Fifteen-year-old Demontaze "Juicy" Duncan has a baby face, but the heart of a fighter. "I'd get suspended, get kicked out of school, the same thing over," said Demontaze.

It's that fight that used to get him into trouble. Now, it's what sets him apart. "They going to be obsessed with me. They going to love the way I fight," he said.

Demontaze is the youngest of the Duncan brothers, amateur boxers on the brink of greatness thanks to Coach Bareis.

"Everybody needs a little push," said Bareis.

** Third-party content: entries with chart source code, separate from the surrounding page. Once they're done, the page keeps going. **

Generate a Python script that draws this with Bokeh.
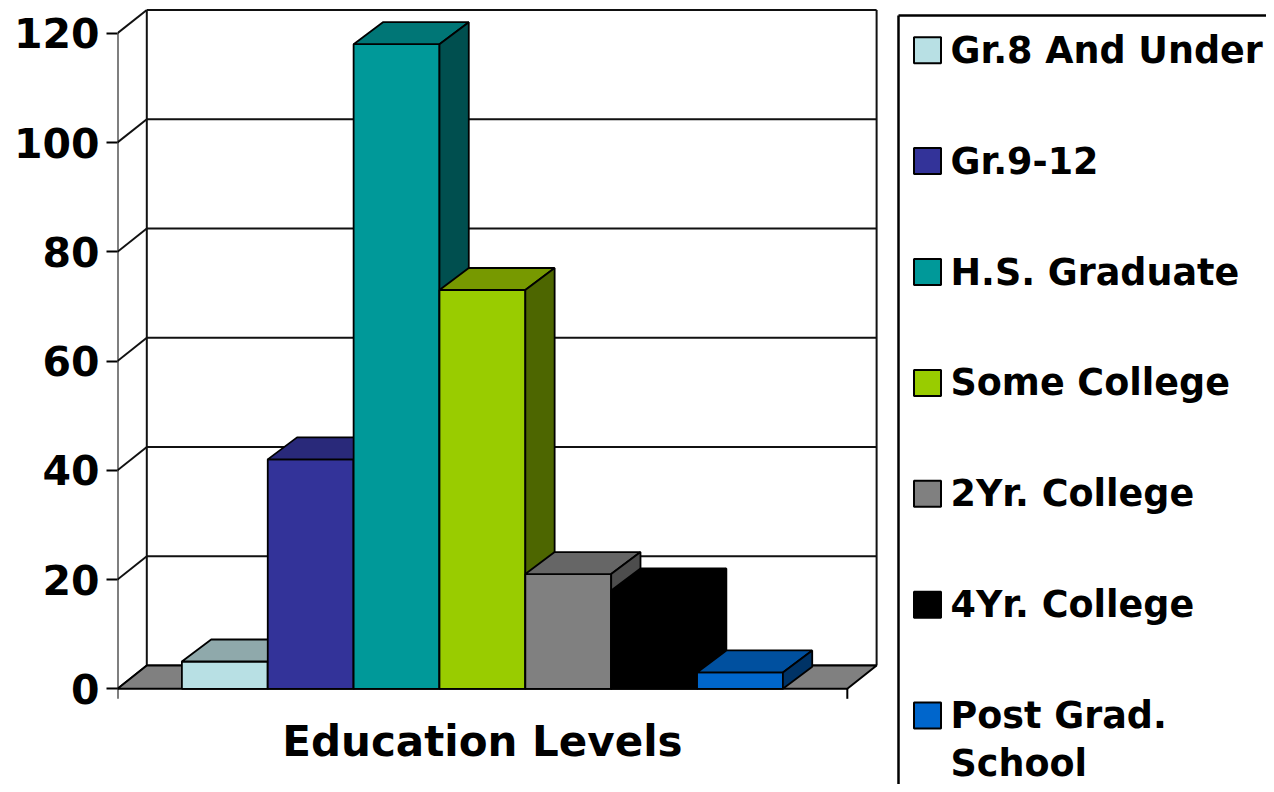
from bokeh.plotting import figure
from bokeh.models import Range1d, FixedTicker
from bokeh.core.properties import value
from bokeh.embed import file_html
from bokeh.resources import INLINE

# ---------------- data ----------------
categories = ["Gr.8 And Under", "Gr.9-12", "H.S. Graduate", "Some College",
              "2Yr. College", "4Yr. College", "Post Grad.\nSchool"]
values = [5, 42, 118, 73, 21, 18, 3]
front_colors = ["#B8E0E4", "#333399", "#009999", "#99CC00", "#808080", "#000000", "#0066CC"]
top_colors = ["#8FA9AB", "#29297A", "#007676", "#779900", "#666666", "#000000", "#00509F"]
side_colors = ["#6E8688", "#1F1F5C", "#004F4F", "#4D6600", "#4D4D4D", "#000000", "#003366"]
y_ticks = [0, 20, 40, 60, 80, 100, 120]
x_title = "Education Levels"

FONT = "DejaVu Sans"

# ---------------- layout (pixels) ----------------
W, H = 1266, 784
LEFT, TOP = 117, 4          # frame left / top in canvas pixels
ZERO_PX = 688.3             # canvas y of value 0
SX, SY = 85.86, 5.463       # pixels per category unit / per value unit

N = len(values)
PAD = 0.75                  # floor margin on each side of the bars
DX, DY = 29.3 / SX, 23.3 / SY   # floor / back-wall depth
BDX, BDY = 29.3 / SX, 22.0 / SY # bar depth
x_start = -PAD
x_front_end = N + PAD
x_end = x_start + (W - LEFT) / SX
y_end = (ZERO_PX - TOP) / SY
y_start = -(H - ZERO_PX) / SY
y_top = max(y_ticks)


def xd(px):
    return x_start + (px - LEFT) / SX


def yd(py):
    return (ZERO_PX - py) / SY


p = figure(frame_width=W - LEFT, frame_height=H - TOP, min_border_left=LEFT,
           min_border_right=0, min_border_top=TOP, min_border_bottom=0,
           x_range=Range1d(x_start, x_end), y_range=Range1d(y_start, y_end),
           toolbar_location=None, output_backend="svg", title=None)
p.outline_line_color = None
p.xgrid.visible = False
p.ygrid.visible = False
p.xaxis.visible = False

# y axis
p.yaxis.ticker = FixedTicker(ticks=y_ticks)
p.yaxis.axis_line_color = None
p.yaxis.major_tick_out = 11
p.yaxis.major_tick_in = 0
p.yaxis.major_tick_line_width = 2
p.yaxis.major_tick_line_color = "black"
p.yaxis.minor_tick_line_color = None
p.yaxis.major_label_standoff = 7
p.yaxis.major_label_text_font = FONT
p.yaxis.major_label_text_font_size = "41px"
p.yaxis.major_label_text_font_style = "bold"
p.yaxis.major_label_text_color = "black"

# back wall: gridlines, diagonals and edges
lx, ly = [], []
for t in y_ticks:
    lx.append([x_start + DX, x_front_end + DX]); ly.append([t + DY, t + DY])
    lx.append([x_start, x_start + DX]); ly.append([t, t + DY])
lx.append([x_start + DX, x_start + DX]); ly.append([DY, y_top + DY])
lx.append([x_front_end + DX, x_front_end + DX]); ly.append([DY, y_top + DY])
p.multi_line(lx, ly, line_color="#111111", line_width=2)

# floor
p.patch([x_start, x_front_end, x_front_end + DX, x_start + DX], [0, 0, DY, DY],
        fill_color="#808080", line_color="black", line_width=2)

# bars (front, top, side) drawn left to right
bx, by, bc = [], [], []
for i, v in enumerate(values):
    x0, x1 = i, i + 1
    bx.append([x0, x1, x1, x0]); by.append([0, 0, v, v]); bc.append(front_colors[i])
    bx.append([x0, x1, x1 + BDX, x0 + BDX]); by.append([v, v, v + BDY, v + BDY]); bc.append(top_colors[i])
    bx.append([x1, x1 + BDX, x1 + BDX, x1]); by.append([0, BDY, v + BDY, v]); bc.append(side_colors[i])
p.patches(bx, by, fill_color=bc, line_color="black", line_width=1.8)

# front vertical axis line and the two category-axis end ticks
tick_len = 10 / SY
p.multi_line([[x_start, x_start], [x_start, x_start], [x_front_end, x_front_end]],
             [[0, y_top], [0, -tick_len], [0, -tick_len]], line_color="black", line_width=2)

# category axis title, centred under the floor
p.text(x=[(x_start + x_front_end) / 2], y=[yd(741)], text=[x_title], text_font=value(FONT),
       text_font_size="42px", text_font_style="bold", text_align="center",
       text_baseline="middle", text_color="black")

# ---------------- legend ----------------
box_x, box_y = xd(898), yd(15)
p.multi_line([[box_x, box_x], [box_x, x_end + 1]], [[box_y, y_start - 1], [box_y, box_y]],
             line_color="black", line_width=2.5)

sq_px = [49.7 + 110.9 * i for i in range(N)]
p.rect(x=[xd(927)] * N, y=[yd(py) for py in sq_px], width=27, height=26,
       width_units="screen", height_units="screen", fill_color=front_colors,
       line_color="black", line_width=2)
txt_y = [yd(py + 24 * c.count("\n")) for py, c in zip(sq_px, categories)]
p.text(x=[xd(950)] * N, y=txt_y, text=categories, text_font=value(FONT), text_font_size="36.5px",
       text_font_style="bold", text_align="left", text_baseline="middle",
       text_line_height=1.125, text_color="black")

open("out.html", "w").write(file_html(p, INLINE))
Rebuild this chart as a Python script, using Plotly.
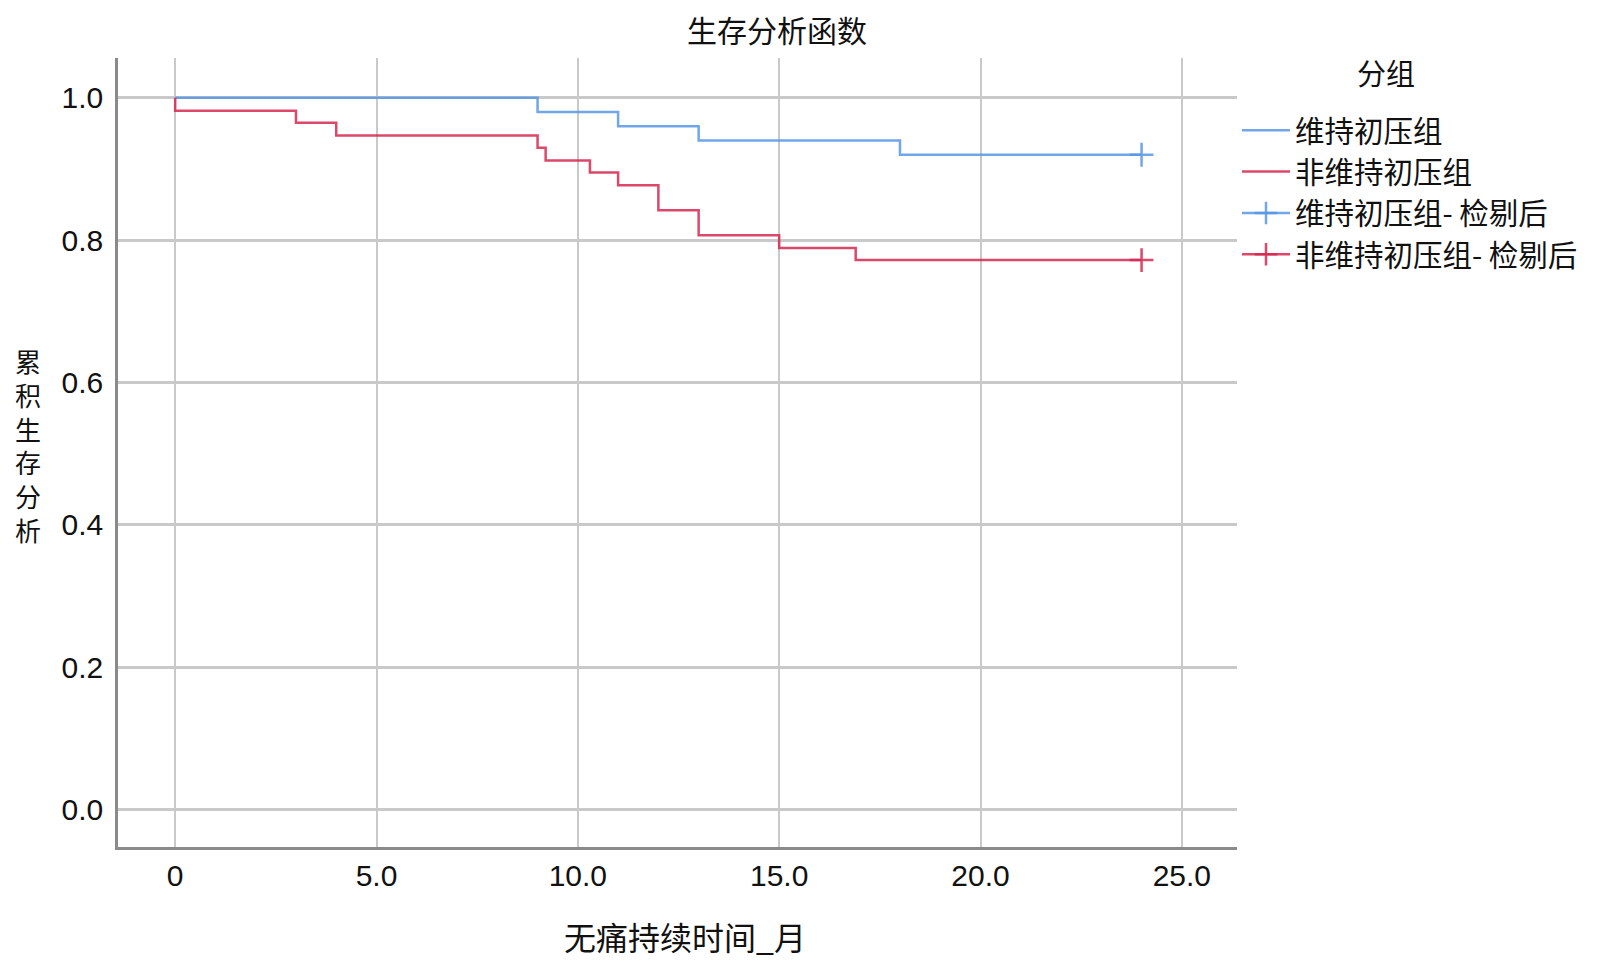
import plotly.graph_objects as go

# Kaplan-Meier step values
groups = ["维持初压组", "非维持初压组"]

keep_time = [0, 9.0, 11.0, 13.0, 18.0, 24.0]
keep_surv = [1.0, 0.98, 0.96, 0.94, 0.92, 0.92]

other_time = [0, 0, 3.0, 4.0, 9.0, 9.2, 10.3, 11.0, 12.0, 13.0, 15.0, 16.9, 24.0]
other_surv = [1.0, 0.982, 0.965, 0.947, 0.930, 0.912, 0.895, 0.877, 0.842, 0.807, 0.789, 0.772, 0.772]

# censored observations
keep_cens_time = [24.0]
keep_cens_surv = [0.92]
other_cens_time = [24.0]
other_cens_surv = [0.772]

x_ticks = [0, 5, 10, 15, 20, 25]
x_tick_text = ["0", "5.0", "10.0", "15.0", "20.0", "25.0"]
y_ticks = [0, 0.2, 0.4, 0.6, 0.8, 1.0]

line_colors = ["rgba(88,150,228,0.85)", "rgba(214,40,80,0.85)"]
cens_colors = ["#3f7fd6", "#cf1236"]

LATIN = "Liberation Sans, Arial, Noto Sans CJK SC"
CJK = "Noto Sans CJK SC, Liberation Sans"

# page body has an 8px margin, so the figure is a bit smaller than the window
W, H = 1583, 951

fig = go.Figure()

steps = [(keep_time, keep_surv), (other_time, other_surv)]
for name, (t, s), c in zip(groups, steps, line_colors):
    fig.add_trace(go.Scatter(
        x=t, y=s, name=name, mode="lines",
        line=dict(color=c, width=2.5, shape="hv"),
    ))

cens = [(keep_cens_time, keep_cens_surv), (other_cens_time, other_cens_surv)]
for name, (t, s), lc, mc in zip(groups, cens, line_colors, cens_colors):
    fig.add_trace(go.Scatter(
        x=t, y=s, name=name + "- 检剔后", mode="lines+markers",
        line=dict(color=lc, width=2.5),
        marker=dict(symbol="cross-thin-open", size=17,
                    line=dict(color=mc, width=2.5)),
    ))

fig.update_layout(
    width=W, height=H,
    margin=dict(l=110, r=354, t=50, b=111.5, autoexpand=False),
    plot_bgcolor="white", paper_bgcolor="white",
    font=dict(family=LATIN, color="#111111"),
    title=dict(text="生存分析函数", x=769 / W, xanchor="center",
               y=1 - 23 / H, yanchor="middle",
               font=dict(family=LATIN, size=30, color="#111111")),
    legend=dict(
        font=dict(family=CJK, size=29.5, color="#111111"),
        x=1.0, xanchor="left", y=0.941, yanchor="top",
        itemwidth=48,
        bgcolor="rgba(0,0,0,0)", borderwidth=0,
    ),
    showlegend=True,
)

fig.update_xaxes(
    range=[-1.42, 26.37], tickvals=x_ticks, ticktext=x_tick_text,
    showgrid=True, gridcolor="#c9c9c9", gridwidth=1.5, zeroline=False,
    showline=True, linecolor="#8a8a8a", linewidth=2.5,
    ticks="", ticklabelstandoff=0,
    tickfont=dict(family=LATIN, size=30, color="#111111"),
)
fig.update_yaxes(
    range=[-0.053, 1.056], tickvals=y_ticks, tickformat=".1f",
    showgrid=True, gridcolor="#c9c9c9", gridwidth=2.5, zeroline=False,
    showline=True, linecolor="#8a8a8a", linewidth=2.5,
    ticks="", ticklabelstandoff=6,
    tickfont=dict(family=LATIN, size=30, color="#111111"),
)

# legend heading
fig.add_annotation(
    text="分组", xref="paper", yref="paper", x=1.133, y=0.9827,
    xanchor="center", yanchor="middle", showarrow=False,
    font=dict(family=CJK, size=29, color="#111111"),
)

# x-axis title, sits a little right of the plot centre
fig.add_annotation(
    text="无痛持续时间_月", xref="paper", yref="paper", x=0.5067, y=-0.113,
    xanchor="center", yanchor="middle", showarrow=False,
    font=dict(family=CJK, size=32, color="#111111"),
)

# stacked vertical y-axis title
fig.add_annotation(
    text="<br>".join("累积生存分析"), xref="paper", yref="paper",
    x=-0.0804, y=0.51, xanchor="center", yanchor="middle",
    showarrow=False, align="center",
    font=dict(family=CJK, size=26, color="#111111"),
)

fig.write_html("out.html")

He built the gym from the bottom out of his basement with just a few fighters. A former University of Louisville middle distance runner, he's not a trained boxer, but he knows what a coach in your corner can mean. "Your words mean something, but you also have to have action behind it. So I try not to just talk at them and lecture them. I'll take my time and resources to whatever job I have and apply that to investing in them," he said.

Demontaze has only been boxing for four years, but getting in the ring is giving him a fighting chance.

"All I saw was getting in trouble, getting locked up or something," he said. "That's changed. Make better grades. I like to box and there ain't nothing else so instead of going to school to fight, I hop in the ring to fight."

He's proud of his wins, but he's just as eager to talk about his fellow teammates. He's quick to point out these are not his friends, they're his family.

That's what Bareis is building here: A place where kids who don't always have the support at home can come to succeed. That often means leaving his full- time job as a manager at Cheddar's Scratch Kitchen and coming right to the gym. He's often exhausted, but ready to help these kids.

"If we need help in school, if we hungry or if you need money, he'll give it to you," said Demontaze.

"It feels like I have a guardian helping me," said fighter Chauncy "Big Time" Bender.

Bareis is working to give his boxers focus and a path out by teaching them to keep fighting, keep working hard, and eventually success will come.

"If we end up with professional world champions, great. If they end up as dentists and school teachers and factory workers, that's awesome as well. I just want them to be successful," said Bareis.

If you'd like to see these young boxers in action, Louisville Select Boxing's Summer Classic starts at 4:30 p.m. on Saturday, June 9 at Old Male High School. It's part of the "I Am Ali" festival celebrating the life of Muhammad Ali.